Quando parliamo dell’olocausto raccontiamo spesso di persone che ci hanno dimostrato nel tempo come per loro la vita umana non avesse alcun valore. Abbiamo ricordato personaggi negativi, aguzzini, torturatori, angeli della morte, brutali assassini.
Oggi, nel giorno della memoria mi piacerebbe raccontare una storia diversa, qualcosa che mi ha colpita nel profondo e che mi ha fatto pensare a come non si debba solo raccontare del male ma anche del bene che è stato fatto durante la Seconda Guerra Mondiale.
Nel 1943, all’ospedale Fatebenefratelli di Roma, prestavano servizio il dottor Giovanni Borromeo e il dottor Vittorio Emanuele Sacerdoti, che lavorava nella struttura sotto falso nome in quanto anche lui di origine ebraica. Tra i loro studenti specializzandi vi era il giovane Adriano Ossicini.
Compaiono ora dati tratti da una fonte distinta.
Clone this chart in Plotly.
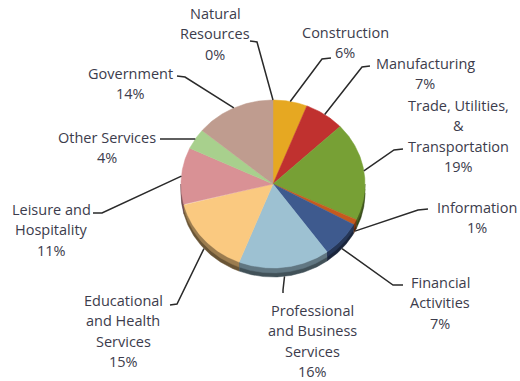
import numpy as np
import plotly.graph_objects as go

# Employment share by industry (percent)
categories = [
    "Natural Resources", "Construction", "Manufacturing",
    "Trade, Utilities, & Transportation", "Information",
    "Financial Activities", "Professional and Business Services",
    "Educational and Health Services", "Leisure and Hospitality",
    "Other Services", "Government",
]
shares = [0, 6, 7, 19, 1, 7, 16, 15, 11, 4, 14]

# Label text, one entry per line
label_lines = [
    ["Natural", "Resources"],
    ["Construction"],
    ["Manufacturing"],
    ["Trade, Utilities,", "&", "Transportation"],
    ["Information"],
    ["Financial", "Activities"],
    ["Professional", "and Business", "Services"],
    ["Educational", "and Health", "Services"],
    ["Leisure and", "Hospitality"],
    ["Other Services"],
    ["Government"],
]

colors = [
    "#4F81BD", "#E6A822", "#C0312F", "#77A035", "#C55A1E", "#3E5A8E",
    "#9DC1D2", "#FAC980", "#D99195", "#A8D08D", "#BF9C8F",
]

# Pie geometry (pixel space)
cx, cy, rx, ry, depth = 273, 184, 92, 84, 9

# Label placement: text centre x, first line y, leader start, leader elbow
label_x = [215, 345, 425, 458, 477, 440, 312, 123, 51, 107, 130]
label_y0 = [13, 32, 63, 105, 207, 282, 310, 300, 209, 137, 73]
leader_start = [(250, 41), (331, 58), (370, 66), (403, 149), (428, 209),
                (403, 285), (283, 293), (170, 305), (93, 213), (160, 139),
                (177, 76)]
leader_elbow = [(257, 42), (322, 59), (362, 67), (394, 150), (418, 210),
                (393, 285), (283, 290), (177, 304), (102, 213), (168, 139),
                (185, 77)]
line_h = 20.5
text_color = "#3c3c4c"


def shade(hex_color, f):
    h = hex_color.lstrip("#")
    r, g, b = (int(h[i:i + 2], 16) for i in (0, 2, 4))
    return "rgb({},{},{})".format(int(r * f), int(g * f), int(b * f))


def pt(a_deg, dy=0.0):
    a = np.radians(a_deg)
    return cx + rx * np.sin(a), cy - ry * np.cos(a) + dy


total = float(sum(shares))
edges = np.concatenate([[0.0], np.cumsum(shares)]) / total * 360.0

fig = go.Figure()

# Side wall of the pie (visible along the lower half)
strips = [(0.0, 1.0, 0.42), (0.0, 0.55, 0.62)]
for i, c in enumerate(colors):
    a0, a1 = max(edges[i], 90.0), min(edges[i + 1], 270.0)
    if a1 <= a0:
        continue
    arc = np.linspace(a0, a1, max(int((a1 - a0) * 2), 2))
    for top_f, bot_f, f in strips:
        xt, yt = pt(arc, depth * top_f)
        xb, yb = pt(arc[::-1], depth * bot_f)
        fig.add_trace(go.Scatter(
            x=np.concatenate([xt, xb]), y=np.concatenate([yt, yb]),
            fill="toself", mode="lines", fillcolor=shade(c, f),
            line=dict(color=shade(c, f), width=0.5),
            hoverinfo="skip", showlegend=False))

# Top face slices
for i, c in enumerate(colors):
    a0, a1 = edges[i], edges[i + 1]
    if a1 <= a0:
        continue
    arc = np.linspace(a0, a1, max(int((a1 - a0) * 2), 2))
    xs, ys = pt(arc)
    fig.add_trace(go.Scatter(
        x=np.concatenate([[cx], xs, [cx]]), y=np.concatenate([[cy], ys, [cy]]),
        fill="toself", mode="lines", fillcolor=c,
        line=dict(color=c, width=0.5),
        name=categories[i], hoverinfo="name", showlegend=False))

# Leader lines from labels to the slice edges
for i in range(len(shares)):
    mid = (edges[i] + edges[i + 1]) / 2.0
    lower = np.cos(np.radians(mid)) < 0
    ax, ay = pt(mid, depth if lower else 0.0)
    sx, sy = leader_start[i]
    ex, ey = leader_elbow[i]
    fig.add_trace(go.Scatter(
        x=[sx, ex, ax], y=[sy, ey, ay], mode="lines",
        line=dict(color="#2a2a2a", width=1.5),
        hoverinfo="skip", showlegend=False))

# Category labels with percentages
for i, lines in enumerate(label_lines):
    rows = lines + ["{}%".format(shares[i])]
    for k, row in enumerate(rows):
        fig.add_annotation(
            x=label_x[i], y=label_y0[i] + k * line_h, text=row,
            showarrow=False, xanchor="center", yanchor="middle",
            font=dict(family="Open Sans", size=14.5, color=text_color))

fig.update_layout(
    width=520, height=381,
    margin=dict(l=0, r=0, t=0, b=0),
    paper_bgcolor="white", plot_bgcolor="white",
    xaxis=dict(range=[0, 520], visible=False, fixedrange=True),
    yaxis=dict(range=[381, 0], visible=False, fixedrange=True),
)

fig.write_html("out.html")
Pensando a come salvare dalla deportazione decine di ebrei romani inventarono la sindrome di K.
Perché proprio sindrome di K?

K era l’iniziale degli ufficiali nazisti Kesselring e Kappler.
Albert Konrad Kesselring assunse il comando supremo di tutte le forze tedesche in Italia e condusse la lunga campagna difensiva contro gli Alleati.
Herbert Kappler fu colui che individuò il luogo dove Mussolini era tenuto prigioniero a Campo Imperatore e ne pianificò la liberazione.
Nel 1943 dopo l’armistizio che l’Italia firmò con gli Alleati, la Germania occupò la città di Roma. Il 16 ottobre le truppe tedesche entrarono nel ghetto e in altre zone della città per un rastrellamento che portò all’arresto di oltre 1000 persone, la maggior parte delle quali fu deportata direttamente ad Auschwitz.
Moltissimi di quelli che riuscirono a fuggire, cercarono rifugio nel vicino ospedale Fatebenefratelli.
I tre medici decisero, per aiutarli, di compilare false cartelle cliniche per i fuggitivi, diagnosticando loro la contagiosissima malattia Sindrome K , la cui virulenza avrebbe scoraggiato i nazisti dal controllo dei nominativi dei pazienti malati.
Al terribile morbo fu dedicato un reparto intero, isolato, in cui furono ricoverati sotto falso nome ebrei e polacchi; i pazienti restavano qualche giorno in reparto, in attesa che da una tipografia arrivassero clandestinamente falsi documenti di identità, che avrebbero permesso loro la fuga dopo essere stati dichiarati morti con il loro vero nome.
Un piano ben architettato, ma molto rischioso.

A seguito di un controllo da parte dei tedeschi , vennero verificati tutti i degenti nell’ospedale; arrivati al padiglione della sindrome di K, il dottor Giovanni Borromeo, che parlava bene tedesco, spiegò ai soldati la pericolosità del morbo e quanto fosse contagioso. Le sue parole fecero desistere i nazisti dal proseguire l’ispezionare del padiglione.
Da quel giorno il Fatebenefratelli, che si trovava in territorio vaticano, divenne destinazione di molti fuggitivi “carabinieri, polizia dell’Africa orientale, partigiani, ebrei e, successivamente, fascisti”.
Questa è una storia diversa da quelle a cui siamo abituati. È una storia di amore, coraggio, altruismo e tenacia. Tre medici, con la complicità dei frati dell’ospedale, riuscirono a salvare molti ebrei dalla deportazione e dopo di loro tante persone che cercavano di sfuggire dalla guerra.
La storia li ricorderà come uomini Giusti, noi come un grande esempio perché anche poche persone sole possono fare la differenza se sono unite contro l’odio.